***Due to forestry operations (at Nov 2022) it is not possible to pass through the Logie Woodlands at Waypoint 3. Instead, carry on along the rough road to Waypoint 6, turning left through the gate into the woodland (now mostly felled). This removes the northern loop, and considerably reduces the route length to 3.02 km. ***
A short walk, with an undemanding overall ascent, in pleasant mixed countryside near Pitcaple, on the banks of the River Ury. The ragged peaks of the nearby Bennachie ranger are a dominant feature of the landscape throughout. There are some interesting historical features.
Duration: 1.5 hours.
Duration: 1.5 hours.
Transport/Parking: Stagecoach buses run through Pitcaple on the A96. This would add almost 5 km to the walk (there and back). Check timetables. There are a small number of parking spaces at the roadside, at the start/end point.
Length: 5.61 km / 3.49 mi
Height Gain: 96 meter. Height Loss: 96 meter.
Max Height: 127 meter. Min Height: 96 meter.
Surface: Moderate. A mix of tarred minor road and good grassy tracks. Not suitable for off-road mobility scooters due to kissing gates.
Child Friendly: Yes, if children are used to walks of this distance.
Dog Friendly: Yes. On lead on public roads and near farm animals.
Refreshments: The Buzzard Cafe at the Pitscurry Project is nearby. Also, the Old Post Office cafe at Chapel of Garioch. Otherwise, options in Inverurie.

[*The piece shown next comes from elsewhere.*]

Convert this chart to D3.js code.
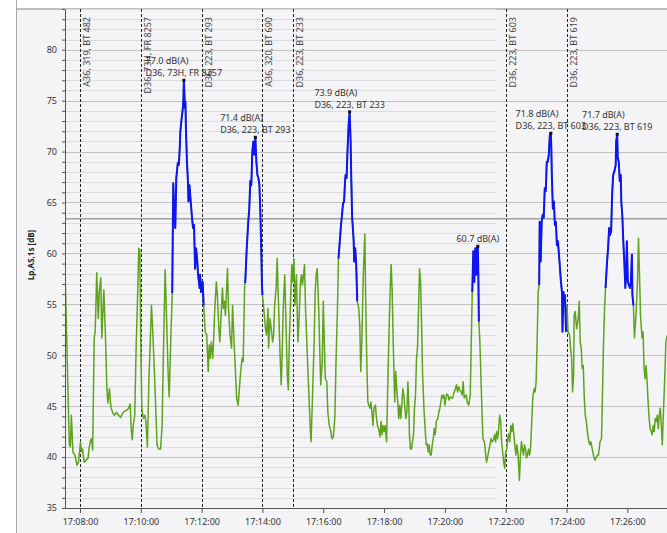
<!DOCTYPE html>
<html><head><meta charset="utf-8">
<script src="https://cdn.jsdelivr.net/npm/d3@7"></script>
<style>
body{margin:0;background:#fff;}
svg text{font-family:"Noto Sans","Open Sans",sans-serif;}
</style>
</head><body>
<svg id="chart" width="667" height="533"></svg>
<script>
// ---------------- data ----------------
const startClock = "17:07:30";
const endClock = "17:27:30";
const offsetsSec = [0,1,4,7,9,11,13,16,20,24,27,31,33,35,38,42,46,48,51,53,55,58,60,63,66,68,71,73,77,80,83,85,88,91,95,98,102,106,110,114,118,122,126,129,131,133,135,138,141,143,146,148,150,152,155,158,160,163,166,168,171,173,176,179,182,185,189,192,195,198,
204,206,209,212,214,216,218,220,223,225,227,228,230,233,234,235,237,238,239,241,243,244,246,248,251,253,255,257,259,261,263,266,267,269,272,274,277,280,283,285,287,289,292,294,296,299,301,304,306,309,311,313,315,317,319,321,323,326,329,331,334,337,339,342,344,347,350,352,355,356,359,362,364,366,368,370,372,374,376,378,380,382,384,386,388,389,390,392,
396,398,401,402,405,408,410,412,414,417,419,422,425,427,429,431,434,437,439,441,443,446,448,450,452,454,457,460,462,465,467,469,471,473,475,477,480,483,485,486,489,492,494,496,498,501,503,505,508,510,512,514,517,519,522,525,527,530,533,535,538,540,542,545,547,549,551,553,554,556,558,560,562,564,565,567,568,570,571,573,575,577,580,582,584,586,589,
592,594,596,598,600,602,604,606,608,610,613,615,617,619,622,624,626,628,630,632,635,637,639,641,643,644,646,648,651,653,655,657,659,661,663,665,667,669,671,673,675,677,679,680,682,684,686,688,690,692,694,696,698,700,702,704,706,709,711,713,715,717,719,721,723,725,727,729,731,733,736,738,740,742,744,746,748,750,752,754,756,758,760,763,765,767,770,773,775,777,779,782,784,786,788,
792,794,797,800,802,804,806,808,810,812,813,815,816,817,819,821,823,825,828,830,832,834,836,839,841,843,846,848,850,852,854,856,858,860,862,864,866,868,870,872,874,876,878,880,882,884,886,888,890,892,894,897,899,901,903,905,907,909,911,913,915,917,919,921,923,924,926,928,930,932,934,936,937,939,941,943,945,947,949,951,953,955,957,959,960,961,963,965,967,969,971,973,975,977,979,981,982,984,986,
987,989,991,993,996,998,1000,1002,1004,1005,1007,1010,1013,1015,1017,1019,1021,1023,1025,1027,1029,1032,1034,1036,1038,1040,1043,1046,1048,1051,1053,1056,1059,1061,1063,1065,1067,1070,1072,1074,1076,1078,1080,1082,1084,1086,1087,1088,1090,1091,1093,1095,1097,1098,1100,1102,1104,1106,1108,1109,1111,1113,1115,1117,1119,1120,1122,1124,1127,1130,1132,1134,1136,1139,1141,1143,1145,1147,1149,1151,1153,1155,1157,1159,1161,1163,1165,1167,1169,1171,1173,1175,1177,1179,1181,1184,1186,1189];
const levelsDb = [57.3,57.2,51.3,44.8,41.2,41.0,44.1,40.5,40.2,39.2,39.5,41.5,40.5,40.8,39.5,39.7,39.9,40.9,41.7,41.8,40.7,51.7,52.3,58.1,53.6,56.2,57.6,51.7,56.4,52.3,46.7,45.3,46.7,44.9,44.3,44.1,44.4,44.1,43.9,44.3,44.5,44.6,44.8,45.2,42.8,41.7,43.1,44.1,51.3,54.6,60.5,60.3,50.7,44.8,43.8,44.1,43.5,41.0,47.7,50.4,54.9,53.0,49.4,45.4,41.2,40.8,40.8,43.1,51.3,58.4,
48.1,45.9,51.3,56.1,66.9,63.8,62.5,67.4,68.9,68.7,70.5,72.0,73.0,74.3,75.1,77.0,74.3,74.9,72.3,69.0,67.1,65.1,66.7,65.4,63.5,62.5,62.8,58.5,60.5,59.5,57.9,56.6,57.9,56.2,57.2,54.9,52.3,52.0,48.4,51.0,49.7,51.3,49.7,52.0,54.6,57.2,55.9,52.6,51.3,54.6,56.6,54.6,55.3,53.9,56.2,58.5,54.6,52.0,50.7,54.9,51.3,48.1,45.8,45.1,46.4,48.4,49.7,49.4,57.2,57.1,60.5,63.1,64.4,67.1,66.7,70.0,71.0,69.7,71.4,69.0,67.7,67.4,66.7,63.8,59.5,56.9,55.9,54.9,
52.6,52.0,54.6,50.7,53.6,52.3,51.3,52.0,54.9,56.6,59.5,54.6,49.7,47.1,50.3,54.6,57.9,52.0,48.1,46.6,51.3,56.2,58.9,57.2,59.5,54.9,57.9,51.3,53.3,57.2,57.9,56.9,57.9,58.9,54.6,52.0,48.1,44.4,42.2,41.5,46.4,51.3,56.2,57.9,58.5,54.6,50.7,47.1,49.4,55.3,51.3,47.7,47.4,44.4,43.1,42.5,41.8,42.0,44.1,49.0,54.6,59.5,60.8,62.8,63.8,64.9,65.1,67.1,67.7,67.4,70.3,72.6,73.9,71.0,68.0,63.5,62.8,61.2,59.2,60.5,58.9,55.3,54.6,53.0,48.4,51.3,57.9,
61.9,54.6,49.0,45.4,45.1,44.8,45.4,44.4,43.1,44.8,45.1,43.8,43.1,42.8,42.0,43.5,42.2,43.1,42.5,43.1,41.5,46.4,50.7,54.6,57.9,58.9,56.2,51.3,45.4,48.4,46.7,45.4,43.8,45.1,43.8,45.1,46.7,46.1,44.8,43.8,44.4,47.4,44.8,42.2,40.8,40.8,41.5,42.2,44.8,46.1,49.7,50.7,54.6,58.5,57.2,53.0,48.1,44.4,42.8,41.2,41.3,40.5,41.2,40.2,40.2,41.2,41.8,42.8,42.2,43.5,43.8,44.4,44.8,45.4,46.1,45.8,46.1,45.1,45.8,46.2,46.1,45.6,45.9,45.8,45.8,46.2,46.6,47.1,46.4,46.9,46.6,46.4,46.1,47.4,45.8,
46.1,45.4,45.1,46.1,51.3,56.2,60.2,57.2,60.5,57.9,60.5,60.7,57.9,53.3,51.3,48.1,44.8,41.8,41.5,40.5,39.5,39.9,40.5,41.2,41.8,41.5,41.7,42.2,41.5,42.5,41.8,42.8,44.1,43.5,41.5,40.5,39.5,38.9,40.5,40.8,41.8,42.3,41.5,43.1,42.5,43.3,42.2,41.2,40.2,41.2,40.5,37.7,40.2,41.5,40.8,40.2,41.2,40.8,39.9,40.2,40.8,40.2,40.8,43.1,45.4,46.1,46.7,46.4,47.4,51.3,56.2,56.9,63.1,59.2,63.1,63.8,63.5,66.4,66.1,69.0,69.0,69.7,71.6,71.8,70.3,67.7,64.4,65.1,62.8,63.1,60.8,61.2,59.9,58.6,57.2,56.2,52.3,56.2,55.3,
55.9,52.3,54.9,52.3,52.0,50.7,49.7,46.4,48.1,53.9,54.3,52.6,53.6,55.3,51.3,50.7,48.7,49.0,45.8,44.1,43.5,42.2,41.5,41.2,41.5,41.0,40.2,39.7,39.9,40.2,40.2,41.5,41.8,46.4,51.3,54.6,56.6,59.2,60.5,62.5,61.8,62.2,65.8,67.7,68.0,68.4,68.7,71.0,71.7,69.4,69.0,67.1,67.7,65.1,63.8,61.2,59.2,56.6,58.5,61.2,57.2,56.9,56.6,57.2,59.9,55.9,54.9,51.7,53.9,57.2,61.5,57.9,53.9,51.7,52.3,48.7,47.7,49.0,47.4,45.4,43.8,42.8,42.5,42.2,43.1,42.5,43.8,43.5,44.1,42.8,44.1,44.8,43.1,41.2,44.1,48.1,51.3,52.0];
// pass-by events (seconds after start), drawn in blue
const eventStarts = [212,356,540,804,936,1067];
const eventEnds   = [274,390,577,817,989,1122];
const peakSec    = [235,376,562,815,959,1090];
const peakDb     = [77.0,71.4,73.9,60.7,71.8,71.7];
const peakVehicle= ["D36, 73H, FR 8257","D36, 223, BT 293","D36, 223, BT 233","","D36, 223, BT 603","D36, 223, BT 619"];
const markerClocks = ["17:08:00","17:10:00","17:12:00","17:14:00","17:15:00","17:22:00","17:24:00"];
const markerLabels = ["A36, 319, BT 482","D36, 73H, FR 8257","D36, 223, BT 293","A36, 320, BT 690","D36, 223, BT 233","D36, 223, BT 603","D36, 223, BT 619"];
const xTickClocks = ["17:08:00","17:10:00","17:12:00","17:14:00","17:16:00","17:18:00","17:20:00","17:22:00","17:24:00","17:26:00"];
const yMajorTicks = [35,40,45,50,55,60,65,70,75,80];
const yDomain = [35,84];
const thresholdDb = 63.4;
const yTitle = "Lp,AS,1s [dB]";

// ---------------- chart ----------------
const W = 667, H = 533;
const L = 65, T = 9, B = 508;
const parse = d3.timeParse("%H:%M:%S");
const t0 = parse(startClock);
const secToDate = s => new Date(t0.getTime() + s*1000);

const x = d3.scaleTime().domain([t0, parse(endClock)]).range([64.8, 64.8 + 1200*0.5068]);
const y = d3.scaleLinear().domain(yDomain).range([B, T]);

const svg = d3.select("#chart");
svg.append("rect").attr("x",0).attr("y",0).attr("width",W).attr("height",H).attr("fill","#ffffff");
svg.append("rect").attr("x",16).attr("y",T).attr("width",W-16).attr("height",H-T).attr("fill","#f4f4f7");
svg.append("line").attr("x1",16.5).attr("x2",16.5).attr("y1",0).attr("y2",H).attr("stroke","#a8a8a8").attr("stroke-width",1);
svg.append("line").attr("x1",16).attr("x2",W).attr("y1",T).attr("y2",T).attr("stroke","#a8a8a8").attr("stroke-width",1.5);

svg.append("clipPath").attr("id","plotclip").append("rect")
  .attr("x",L).attr("y",T).attr("width",W-L).attr("height",B-T);

// grid
const grid = svg.append("g");
const allTicks = d3.range(yDomain[0], yDomain[1]+1);
grid.selectAll("line.minor").data(allTicks.filter(v=>v%5!==0)).join("line")
  .attr("x1",L).attr("x2",496).attr("y1",d=>Math.round(y(d))+0.5).attr("y2",d=>Math.round(y(d))+0.5)
  .attr("stroke","#dcdce0").attr("stroke-width",1);
grid.selectAll("line.major").data(yMajorTicks).join("line")
  .attr("x1",L).attr("x2",W).attr("y1",d=>Math.round(y(d))+0.5).attr("y2",d=>Math.round(y(d))+0.5)
  .attr("stroke","#c2c2c2").attr("stroke-width",1);
grid.append("line").attr("x1",L).attr("x2",W).attr("y1",y(thresholdDb)).attr("y2",y(thresholdDb))
  .attr("stroke","#a0a0a0").attr("stroke-width",1.6);

// markers
const mk = svg.append("g");
markerClocks.forEach((c,i)=>{
  const xx = Math.round(x(parse(c)))+0.5;
  mk.append("line").attr("x1",xx).attr("x2",xx).attr("y1",T).attr("y2",B)
    .attr("stroke","#222").attr("stroke-width",1).attr("stroke-dasharray","3,2");
  mk.append("text").attr("transform",`translate(${xx+9},17) rotate(-90)`)
    .attr("text-anchor","end").attr("font-size",9).attr("fill","#444").text(markerLabels[i]);
});

// series
const pts = offsetsSec.map((s,i)=>({t:secToDate(s), s, v:levelsDb[i]}));
const line = d3.line().x(d=>x(d.t)).y(d=>y(d.v));
const plot = svg.append("g").attr("clip-path","url(#plotclip)");
plot.append("path").datum(pts).attr("d",line).attr("fill","none")
  .attr("stroke","#5ea31c").attr("stroke-width",1.5).attr("stroke-linejoin","round");
eventStarts.forEach((s0,i)=>{
  const seg = pts.filter(p=>p.s>=s0 && p.s<=eventEnds[i]);
  plot.append("path").datum(seg).attr("d",line).attr("fill","none")
    .attr("stroke","#0f14f5").attr("stroke-width",2).attr("stroke-linejoin","round");
});

// peaks
const pk = svg.append("g");
peakSec.forEach((s,i)=>{
  const px = x(secToDate(s)), py = y(peakDb[i]);
  pk.append("rect").attr("x",px-1.5).attr("y",py-1.5).attr("width",3).attr("height",3).attr("fill","#111");
  const l1 = peakDb[i].toFixed(1)+" dB(A)";
  if (peakVehicle[i]) {
    const t2 = pk.append("text").attr("font-size",9).attr("fill","#333").attr("y",py-4).text(peakVehicle[i]);
    const t1 = pk.append("text").attr("font-size",9).attr("fill","#333").attr("y",py-16).text(l1);
    const w = Math.max(t1.node().getComputedTextLength(), t2.node().getComputedTextLength());
    t1.attr("x",px-w/2); t2.attr("x",px-w/2);
  } else {
    pk.append("text").attr("font-size",9).attr("fill","#333").attr("x",px).attr("y",py-4)
      .attr("text-anchor","middle").text(l1);
  }
});

// axes
const yAxis = d3.axisLeft(y).tickValues(allTicks).tickSize(3).tickSizeOuter(0).tickPadding(5)
  .tickFormat(d=> d%5===0 ? d : "");
const gy = svg.append("g").attr("transform",`translate(${L},0)`).call(yAxis);
gy.select(".domain").attr("stroke","#555");
gy.selectAll(".tick line").attr("stroke","#555");
gy.selectAll(".tick text").attr("font-size",9).attr("fill","#333").attr("font-family","Noto Sans");

const xAxis = d3.axisBottom(x).tickValues(xTickClocks.map(parse)).tickSize(5).tickSizeOuter(0).tickPadding(6)
  .tickFormat(d3.timeFormat("%H:%M:%S"));
const gx = svg.append("g").attr("transform",`translate(0,${B})`).call(xAxis);
gx.select(".domain").attr("stroke","#555");
gx.selectAll(".tick line").attr("stroke","#555");
gx.selectAll(".tick text").attr("font-size",9).attr("fill","#333").attr("font-family","Noto Sans");

svg.append("text").attr("transform","translate(34,255) rotate(-90)").attr("text-anchor","middle")
  .attr("font-size",8).attr("font-weight","bold").attr("fill","#222").text(yTitle);
</script>
</body></html>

This is a gentle little hike through mature pine woodlands and open farmland, with a short section along the banks of the River Ury. At various points on the route, the views of the north side of the Bennachie range are especially impressive. Along the way, there is some history to discover and speculate upon. The walk starts and ends at the Old Logie Graveyard, where the dominant feature is the Dalrymple Horn Elphinstone burial enclosure. Built in 1798, in an open-roofed Gothic style, it is deemed to be one of the most attractive such family memorials in Scotland. The impressive western façade is dominated by a large pointed arch. Buried nearby in a low mound of vegetation are the remains of a medieval chapel dedicated to St. Mary. This old kirk was originally an appendage of Lindores Abbey but became disused when the parish of Logie Durno was united with Chapel of Garioch in 1599. On the first half of the walk, the route essentially goes around the perimeter areas of what must have been, at 145 acres, a huge Roman army camp, the largest found north of the Forth–Clyde. Unfortunately, nowadays there are no visible signs, on the surface, of the camp. There is speculation that this was the camp of Agricola at the time of the Mons Graupius battle with the indigenous Celts, under Calcagus, in AD 83. Certainly, the size of the projected camp site seems capable of containing the suggested 17,000 to 30,000 Roman troops in Agricola’s army. However, the site of the battle is uncertain, and may not have been in the Bennachie area. Moving on to the banks of the River Ury, we come upon an intriguing trio of Class 1 Pictish symbol stones, arranged in a triangle and standing in an area of woodland, just a little west of Logie House (now an attractive wedding/events venue). The stones originally stood 1 km away on the Moor of Carden. They show typical Pictish symbols such as crescents, V-rods, Z-rods, double discs, and an elephant.